Un refuge logistique pour les groupes extremistes
Cependant, à cette lecture « positive » de la résilience ghanéenne face à l’insécurité régionale doit s’ajouter une analyse plus pragmatique. En effet, les facteurs évoqués précédemment ne suffisent pas, à eux seuls, à expliquer la stabilité relative observée aujourd’hui au Ghana. De nombreuses sources locales soutiennent que cette situation relève aussi d’un choix stratégique des groupes extrémistes.
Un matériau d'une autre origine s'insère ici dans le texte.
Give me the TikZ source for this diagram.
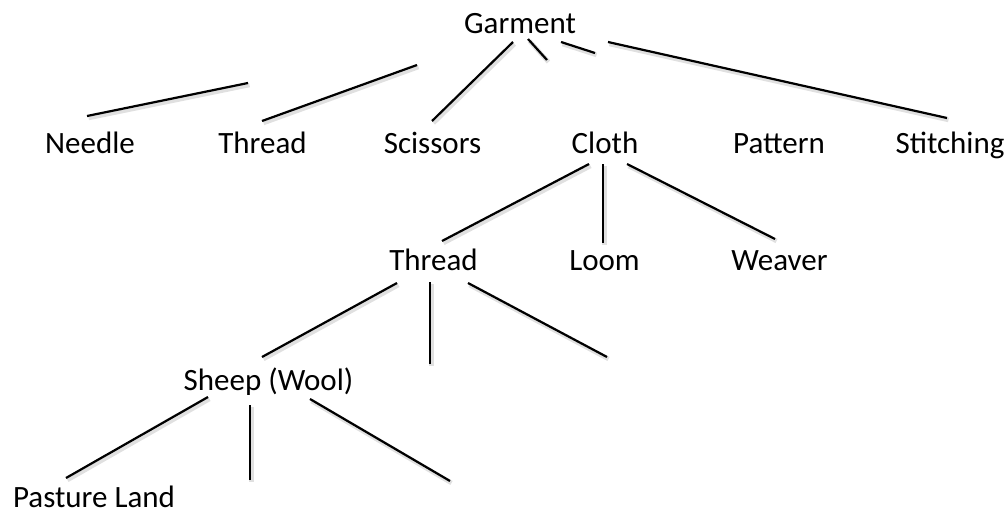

Le pays servirait actuellement de base arrière : ces groupes exploiteraient la porosité des frontières, l’accessibilité du système de santé et l’efficacité des réseaux routiers et commerciaux comme autant de sources de ravitaillement. Plusieurs cas d’acheminement de matériel suspect — carburant, nourriture, armes — depuis le sud du Ghana vers le nord ont été documentés. Il est également établi que certains jihadistes se rendent dans les hôpitaux du nord du pays pour bénéficier de soins, l’accès y étant simple. Dans ces conditions, les groupes extrémistes n’auraient pour l’instant aucun intérêt à déstabiliser le Ghana, qui remplit efficacement son rôle de plateforme logistique.
Conclusion et perspectives
Le Ghana apparaît ainsi comme un îlot de stabilité dans la région, soutenu par un contexte institutionnel et socio-économique le rendant moins perméable à l’insécurité. Toutefois, cette lecture doit être nuancée : la stabilité actuelle ne résisterait probablement pas à un changement de stratégie des groupes extrémistes.
L’architecture sécuritaire et de gouvernance dans le nord du Ghana, bien que relativement fonctionnelle, ne semble pas dimensionnée pour faire face à une attaque frontale. Dans cette perspective, les efforts entrepris par l’État ghanéen pour renforcer sa chaîne sécuritaire, ainsi que l’appui des institutions internationales, apparaissent pertinents. Néanmoins, ce renforcement pourrait également inciter les groupes armés opérant au nord du Ghana et à ses frontières à durcir leur posture. Dans ce jeu d’anticipation, l’acteur qui l’emportera sera celui qui aura pris le plus d’avance en matière de préparation stratégique et opérationnelle.